*Supplied information:*
.....
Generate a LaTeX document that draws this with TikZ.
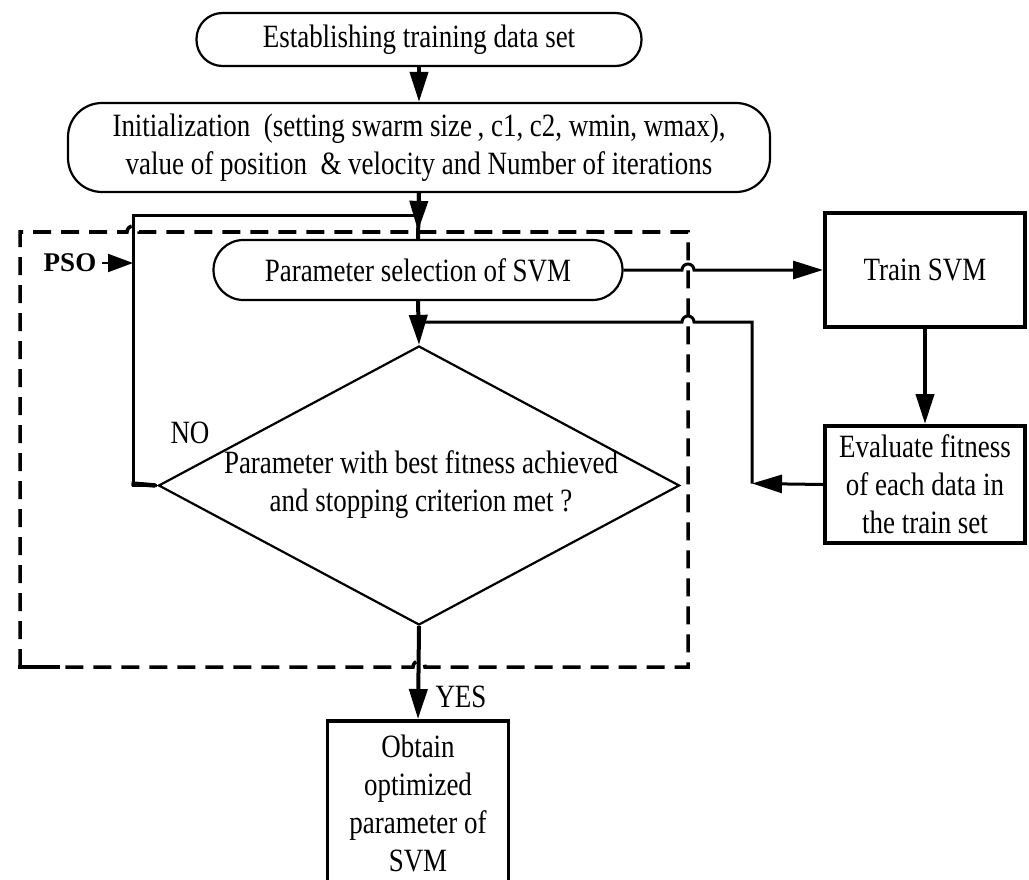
.....
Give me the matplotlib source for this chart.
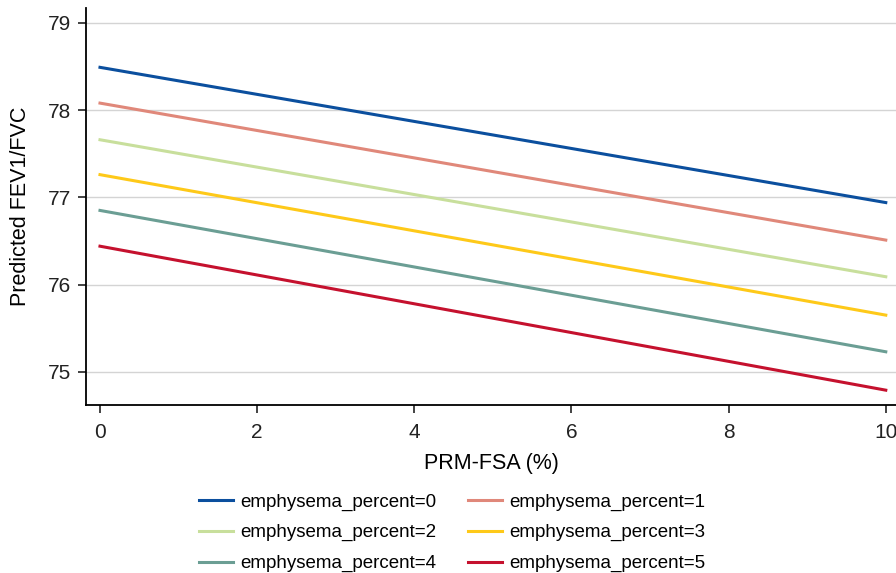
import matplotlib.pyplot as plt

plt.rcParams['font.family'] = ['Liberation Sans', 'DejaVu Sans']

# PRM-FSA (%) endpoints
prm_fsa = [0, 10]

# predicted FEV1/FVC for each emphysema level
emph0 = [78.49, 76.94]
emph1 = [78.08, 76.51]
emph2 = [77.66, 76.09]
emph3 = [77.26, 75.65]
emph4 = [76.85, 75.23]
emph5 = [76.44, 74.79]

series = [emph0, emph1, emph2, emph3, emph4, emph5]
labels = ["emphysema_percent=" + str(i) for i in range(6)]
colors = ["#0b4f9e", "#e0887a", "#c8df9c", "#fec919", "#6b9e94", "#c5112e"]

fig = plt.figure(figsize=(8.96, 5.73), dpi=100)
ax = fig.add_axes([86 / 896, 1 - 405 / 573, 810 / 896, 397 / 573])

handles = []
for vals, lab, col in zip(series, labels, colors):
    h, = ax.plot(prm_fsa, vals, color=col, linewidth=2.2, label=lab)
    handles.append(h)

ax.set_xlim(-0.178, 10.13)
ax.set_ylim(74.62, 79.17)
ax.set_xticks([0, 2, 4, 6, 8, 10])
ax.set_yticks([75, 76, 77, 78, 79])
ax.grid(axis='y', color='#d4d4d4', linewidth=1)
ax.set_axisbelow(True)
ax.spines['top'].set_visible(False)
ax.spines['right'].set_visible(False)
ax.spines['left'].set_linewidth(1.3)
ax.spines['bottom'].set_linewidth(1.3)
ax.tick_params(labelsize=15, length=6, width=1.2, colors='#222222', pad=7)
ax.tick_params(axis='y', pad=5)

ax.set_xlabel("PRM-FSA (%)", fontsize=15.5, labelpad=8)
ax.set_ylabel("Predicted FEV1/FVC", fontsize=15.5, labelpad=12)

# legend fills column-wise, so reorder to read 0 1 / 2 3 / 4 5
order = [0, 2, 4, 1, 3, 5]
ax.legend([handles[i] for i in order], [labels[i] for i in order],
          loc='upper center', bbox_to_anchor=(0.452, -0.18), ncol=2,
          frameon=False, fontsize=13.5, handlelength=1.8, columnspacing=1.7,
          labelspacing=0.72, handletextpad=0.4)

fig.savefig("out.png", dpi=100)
.....
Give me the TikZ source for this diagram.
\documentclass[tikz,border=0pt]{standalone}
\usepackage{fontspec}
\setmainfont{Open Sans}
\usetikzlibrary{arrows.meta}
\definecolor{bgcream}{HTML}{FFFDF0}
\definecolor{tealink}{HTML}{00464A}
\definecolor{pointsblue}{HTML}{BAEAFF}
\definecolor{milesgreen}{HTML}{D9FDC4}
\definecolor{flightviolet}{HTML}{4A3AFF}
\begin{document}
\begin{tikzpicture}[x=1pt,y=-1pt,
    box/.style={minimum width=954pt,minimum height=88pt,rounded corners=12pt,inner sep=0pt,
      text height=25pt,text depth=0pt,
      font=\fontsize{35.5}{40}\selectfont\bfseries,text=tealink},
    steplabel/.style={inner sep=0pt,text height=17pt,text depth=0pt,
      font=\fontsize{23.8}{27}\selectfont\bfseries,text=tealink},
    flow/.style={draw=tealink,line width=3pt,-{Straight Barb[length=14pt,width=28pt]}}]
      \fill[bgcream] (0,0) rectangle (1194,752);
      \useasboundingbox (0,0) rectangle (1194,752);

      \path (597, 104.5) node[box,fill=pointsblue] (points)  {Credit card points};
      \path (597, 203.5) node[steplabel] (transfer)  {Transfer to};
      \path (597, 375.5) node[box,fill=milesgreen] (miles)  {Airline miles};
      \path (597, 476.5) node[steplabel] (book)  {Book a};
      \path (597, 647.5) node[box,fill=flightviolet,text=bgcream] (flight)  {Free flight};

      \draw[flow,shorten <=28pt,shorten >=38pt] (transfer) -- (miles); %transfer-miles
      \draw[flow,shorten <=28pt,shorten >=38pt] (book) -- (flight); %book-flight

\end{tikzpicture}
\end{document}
.....
*Instruction:* Up in the listing, locate the line with "Give me the matplotlib source for this chart."; print it and every line after it down to the line with "emph5 = [76.44, 74.79]", which is included too. Skip the pictures.

*Solution to this task:*
Give me the matplotlib source for this chart.
import matplotlib.pyplot as plt

plt.rcParams['font.family'] = ['Liberation Sans', 'DejaVu Sans']

# PRM-FSA (%) endpoints
prm_fsa = [0, 10]

# predicted FEV1/FVC for each emphysema level
emph0 = [78.49, 76.94]
emph1 = [78.08, 76.51]
emph2 = [77.66, 76.09]
emph3 = [77.26, 75.65]
emph4 = [76.85, 75.23]
emph5 = [76.44, 74.79]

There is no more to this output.